Houses a bit like your kids’ shoes – before you know it, they don’t fit anymore.
And, while we never hear folks say they regret having children, we often hear that they wish they’d bought a larger home.
While a growing family is one good reason to move up, there are other aspects to upsizing that offer bonuses you may not have considered.
Larger Homes Offer More
That sounds a bit like a “well, duh” comment, but bear with us.
We aren’t just referring to the extra square footage here. Think about roomier closets, glorious amounts of storage space, the ability to comfortably house out-of-town guests and more elbow room in which to find a bit of privacy when you need it.
If you made a priority list to refer to when you shopped for your current home, you no doubt ended up making compromises. When you upsize, however, you’ll find that both of you (and maybe even the kids) will finally get some of the options you dreamed about but had to give up.
Finally, a larger home offers the option of growing into it. You may not be currently thinking of having another child or offering a room to an aging parent, but isn’t it nice to not have to consider moving again should either of these come to pass?
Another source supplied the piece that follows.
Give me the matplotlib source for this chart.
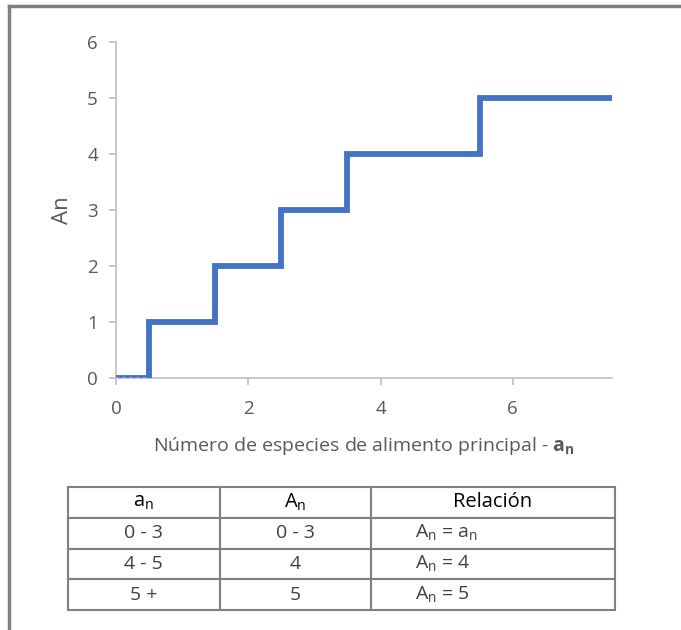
import matplotlib
matplotlib.use('Agg')
import matplotlib.pyplot as plt
from matplotlib.lines import Line2D

# step data: number of main food species (a_n) -> A_n
step_x = [0, 0.5, 1.5, 2.5, 3.5, 5.5, 7.5]
step_y = [0, 1, 2, 3, 4, 5, 5]
dash_x = [0, 0.5]
dash_y = [0, 0]

x_ticks = [0, 2, 4, 6]
y_ticks = [0, 1, 2, 3, 4, 5, 6]

col_labels = [r'a$_\mathregular{n}$', r'A$_\mathregular{n}$', 'Relación']
table_rows = [
    ['0 - 3', '0 - 3', r'A$_\mathregular{n}$ = a$_\mathregular{n}$'],
    ['4 - 5', '4', r'A$_\mathregular{n}$ = 4'],
    ['5 +', '5', r'A$_\mathregular{n}$ = 5'],
]

plt.rcParams['font.family'] = ['Open Sans', 'DejaVu Sans']
plt.rcParams['mathtext.fontset'] = 'custom'
plt.rcParams['mathtext.rm'] = 'Open Sans'
plt.rcParams['mathtext.bf'] = 'Open Sans:bold'

W, H = 681, 630
fig = plt.figure(figsize=(W / 100, H / 100), dpi=100)

# chart area
ax = fig.add_axes([116 / W, (H - 378) / H, 496 / W, 336 / H])
ax.step(step_x, step_y, where='post', color='#4472C4', linewidth=4.2, solid_joinstyle='miter')
ax.plot(dash_x, dash_y, color='#9DB5E0', linewidth=1.2, linestyle=(0, (2, 2)))

ax.set_xlim(0, 7.5)
ax.set_ylim(0, 6)
ax.set_xticks(x_ticks)
ax.set_yticks(y_ticks)
for s in ['top', 'right']:
    ax.spines[s].set_visible(False)
for s in ['left', 'bottom']:
    ax.spines[s].set_color('#BFBFBF')
    ax.spines[s].set_linewidth(1.2)
ax.spines['left'].set_zorder(0)
ax.spines['bottom'].set_zorder(0)
ax.tick_params(axis='both', colors='#BFBFBF', labelcolor='#595959', labelsize=13.5,
               length=5, width=1.2, direction='out')
ax.tick_params(axis='y', pad=8)
ax.tick_params(axis='x', pad=11)
ax.set_ylabel('An', fontsize=16, color='#595959', labelpad=10)
ax.set_xlabel(r'Número de especies de alimento principal - $\mathbf{a_n}$',
              fontsize=14, color='#595959', labelpad=12)

# table below the chart
tax = fig.add_axes([68 / W, (H - 610) / H, 547 / W, 123 / H])
tax.axis('off')
tab = tax.table(cellText=table_rows, colLabels=col_labels, cellLoc='center',
                colWidths=[0.277, 0.277, 0.446], bbox=[0, 0, 1, 1])
tab.auto_set_font_size(False)
tab.set_fontsize(14)
for (r, c), cell in tab.get_celld().items():
    cell.set_edgecolor('#808080')
    cell.set_linewidth(1.5)
    if r == 0:
        cell.get_text().set_color('black')
        cell.get_text().set_fontsize(14.5)
    else:
        cell.get_text().set_color('#404040')
        if c == 2:
            cell.get_text().set_ha('left')
            cell.PAD = 0.18

# grey frame around the figure (top and left edges only)
fig.add_artist(Line2D([9 / W, 1], [1 - 6 / H, 1 - 6 / H], color='#808080', linewidth=2.5))
fig.add_artist(Line2D([9 / W, 9 / W], [0, 1 - 6 / H], color='#808080', linewidth=2.5))

plt.savefig('out.png', dpi=100)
Depending on the equity you have in your current home, you may be able to keep your house payment quite close to what you’re paying now. After all, that equity will go a long way to cutting down on the initial cost of the new home.
Then, consider this: money has rarely been cheaper to borrow than it is right now. If you move up now, before interest rates increase, you’ll save significantly when it comes to your monthly mortgage payment.
Then, consider the resale value of the new home. In 2016, for instance, the average American home included 2,400 square feet of living space, according to the Census Bureau.
And a National Association of Homebuilders survey finds that most older members of our largest generation, the Millennials, prefer living in a home with at least 2,475 square feet of living space with either three or four bedrooms and a minimum of two bathrooms.
So, look to the future, because it looks quite rosy for owners of larger homes. Demand should be high enough to mean more money in your pocket when you decide to sell.
Upsizing: Get clear on your goals
You already know you want a larger home, but it’s important to understand your other goals. As discussed earlier, the amount of room you need right now will change if you plan on growing your family or take in an older family member.
And, if you have children, consider how close you’ll need to live to schools.
Other goals to consider include:
- Your commute time to work
- Desired nearby amenities
- The type of floor plan you’ll need to accommodate your family’s lifestyle
Need to save money? Shop strategically
The more move-in ready a home is, the more competition you’ll encounter when shopping for homes, and competition drives up home prices. If you’re on a tight budget, overlook those turnkey properties and search for a home that many need some simple upgrades.
Once you’ve settled on a neighborhood or two, buying one of the worst homes on the block can be a good financial strategy. It’s the old “rising tide” adage – the surrounding homes will lift the prices of all the homes in the neighborhood.
If a home is sitting on the market because of cosmetic issues, and priced accordingly, consider looking at it to see if it meets your needs.
Sure, there’s a lot to consider when you move up to a larger home. But, take the process one step at a time and you’ll not only get rid of some of the stress, but find that moving up is one of the best decisions you’ve ever made.